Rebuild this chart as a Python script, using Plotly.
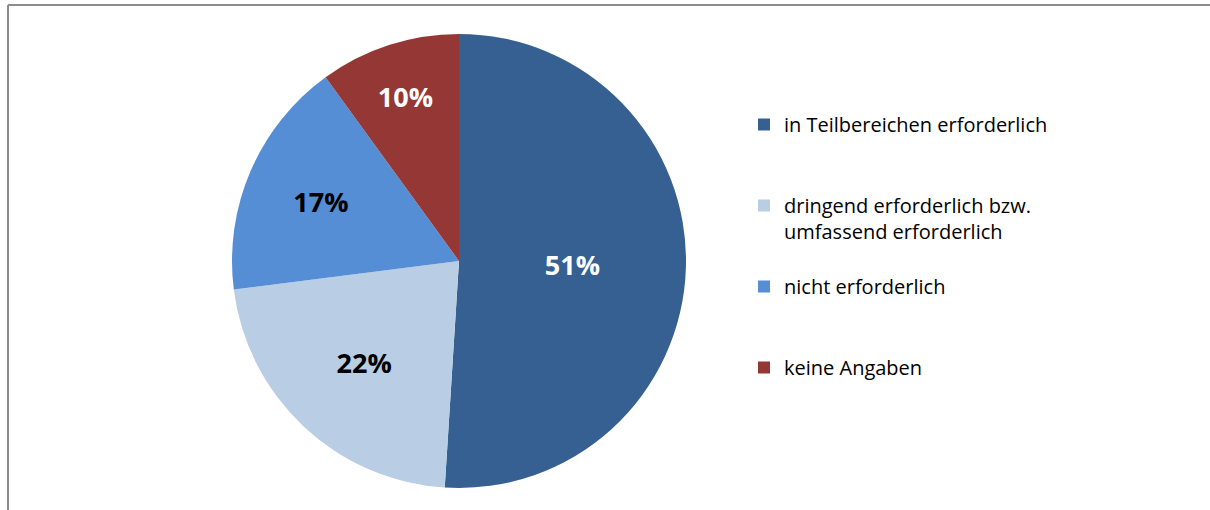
import plotly.graph_objects as go

labels = ["in Teilbereichen erforderlich",
          "dringend erforderlich bzw.<br>umfassend erforderlich",
          "nicht erforderlich",
          "keine Angaben"]
values = [51, 22, 17, 10]
colors = ["#376092", "#B9CDE5", "#558ED5", "#953735"]
text_colors = ["#FFFFFF", "#000000", "#000000", "#FFFFFF"]

# pad legend labels so every entry has 3 lines and the symbol sits on the first text line
legend_labels = []
for lab in labels:
    n = lab.count("<br>") + 1
    if n == 1:
        legend_labels.append("&nbsp;<br>" + lab + "<br>&nbsp;")
    else:
        legend_labels.append("&nbsp;<br>" + lab)

W, H = 1210, 510
cx, cy, R = 459, 261, 227
FONT = "Open Sans, Lato, sans-serif"

fig = go.Figure()
fig.add_trace(go.Pie(
    labels=legend_labels,
    values=values,
    sort=False,
    direction="clockwise",
    rotation=0,
    marker=dict(colors=colors, line=dict(width=0)),
    texttemplate="%{percent:.0%}",
    textposition="inside",
    insidetextorientation="horizontal",
    textfont=dict(family=FONT, size=27, color=text_colors, weight="bold"),
    hoverinfo="label+percent",
    domain=dict(x=[(cx - R) / W, (cx + R) / W],
                y=[(H - cy - R) / H, (H - cy + R) / H]),
))

fig.update_layout(
    width=W, height=H,
    margin=dict(l=0, r=0, t=0, b=0),
    paper_bgcolor="white",
    plot_bgcolor="white",
    font=dict(family=FONT, size=20, color="#000000"),
    legend=dict(x=744 / W, xanchor="left", y=1 - 79 / H, yanchor="top",
                bgcolor="rgba(0,0,0,0)",
                font=dict(family=FONT, size=20)),
    shapes=[
        dict(type="line", xref="paper", yref="paper",
             x0=8 / W, x1=1.0, y0=1 - 5 / H, y1=1 - 5 / H,
             line=dict(color="#8C8C8C", width=2)),
        dict(type="line", xref="paper", yref="paper",
             x0=8 / W, x1=8 / W, y0=1 - 5 / H, y1=0,
             line=dict(color="#8C8C8C", width=2)),
    ],
)

fig.write_html("out.html", config={"displayModeBar": False},
               post_script="document.body.style.margin='0';document.body.style.overflow='hidden';")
• • • •
Task objective:
Write out the whole listing again, exactly, with no pictures.

The response:
Rebuild this chart as a Python script, using Plotly.
import plotly.graph_objects as go

labels = ["in Teilbereichen erforderlich",
          "dringend erforderlich bzw.<br>umfassend erforderlich",
          "nicht erforderlich",
          "keine Angaben"]
values = [51, 22, 17, 10]
colors = ["#376092", "#B9CDE5", "#558ED5", "#953735"]
text_colors = ["#FFFFFF", "#000000", "#000000", "#FFFFFF"]

# pad legend labels so every entry has 3 lines and the symbol sits on the first text line
legend_labels = []
for lab in labels:
    n = lab.count("<br>") + 1
    if n == 1:
        legend_labels.append("&nbsp;<br>" + lab + "<br>&nbsp;")
    else:
        legend_labels.append("&nbsp;<br>" + lab)

W, H = 1210, 510
cx, cy, R = 459, 261, 227
FONT = "Open Sans, Lato, sans-serif"

fig = go.Figure()
fig.add_trace(go.Pie(
    labels=legend_labels,
    values=values,
    sort=False,
    direction="clockwise",
    rotation=0,
    marker=dict(colors=colors, line=dict(width=0)),
    texttemplate="%{percent:.0%}",
    textposition="inside",
    insidetextorientation="horizontal",
    textfont=dict(family=FONT, size=27, color=text_colors, weight="bold"),
    hoverinfo="label+percent",
    domain=dict(x=[(cx - R) / W, (cx + R) / W],
                y=[(H - cy - R) / H, (H - cy + R) / H]),
))

fig.update_layout(
    width=W, height=H,
    margin=dict(l=0, r=0, t=0, b=0),
    paper_bgcolor="white",
    plot_bgcolor="white",
    font=dict(family=FONT, size=20, color="#000000"),
    legend=dict(x=744 / W, xanchor="left", y=1 - 79 / H, yanchor="top",
                bgcolor="rgba(0,0,0,0)",
                font=dict(family=FONT, size=20)),
    shapes=[
        dict(type="line", xref="paper", yref="paper",
             x0=8 / W, x1=1.0, y0=1 - 5 / H, y1=1 - 5 / H,
             line=dict(color="#8C8C8C", width=2)),
        dict(type="line", xref="paper", yref="paper",
             x0=8 / W, x1=8 / W, y0=1 - 5 / H, y1=0,
             line=dict(color="#8C8C8C", width=2)),
    ],
)

fig.write_html("out.html", config={"displayModeBar": False},
               post_script="document.body.style.margin='0';document.body.style.overflow='hidden';")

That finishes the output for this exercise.